You need to be very careful here. Programs, even benchmarks, rarely use
nothing but floating point. Even my "floating point intensive" ray tracer
spends 40% of its time doing other things (probably traversing data
structures).
> And is perhaps over-used in production code as well.
And here. People often choose their precision carefully.
> For
> one recent floating point intensive app. that I tuned, all I did was
> basically 'refactor' it to use SP instead of DP and the performance soared
> and mem. usage dropped.
I just altered my ray tracer to use single precision out of interest. It runs
at _half the speed_ using single precision on AMD64! My uneducated guess is
that this is a float alignment issue. However, I've tried reordering members
and it makes no difference.
> All w/o a lick of difference to the end user
> because the extra precision was not needed in this case. My point being,
> why are all of the floating point benchmarks I see out there (not just the
> Shootout) double precision when in reality single precision is (or should
> be) used in more day-to-day applications?

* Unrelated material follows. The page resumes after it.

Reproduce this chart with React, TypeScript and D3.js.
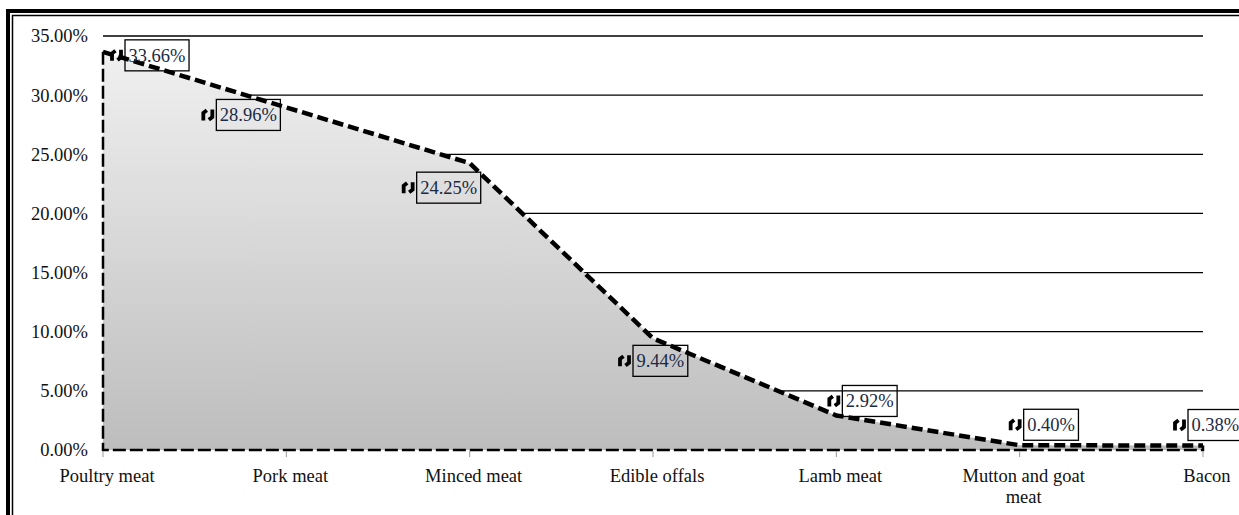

In the context of on-CPU computations, single precision is basically no faster
than double precision on modern hardware. The distinction is only important
as a storage format, to halve the memory footprint. This has been discussed
at length on the caml-list because OCaml only supports double precision
computation but supports both precisions for storage. That was a carefully
chosen design decision.
One group of applications which make a lot of use of single precision are
graphics applications (I'm thinking primarily of OpenGL here, but this also
applies to the ray tracer). I do a lot of graphics work and, even there, I
use double precision for all the high-level stuff as it is only marginally
slower but much more numerically robust. I believe most OpenGL drivers use
single precision internally.
> FP perf. is important, but I'd hate to see the Shootout focus a whole lot
> more on it.
Yes, I'd be happy if ~15% of the benchmarks were FP intensive. However, I'm
happy to see 50% of the benchmarks use some FP, as long as they do more
interesting things with it than just +, -, * and the occasional /.
--
Dr Jon D Harrop, Flying Frog Consultancy Ltd.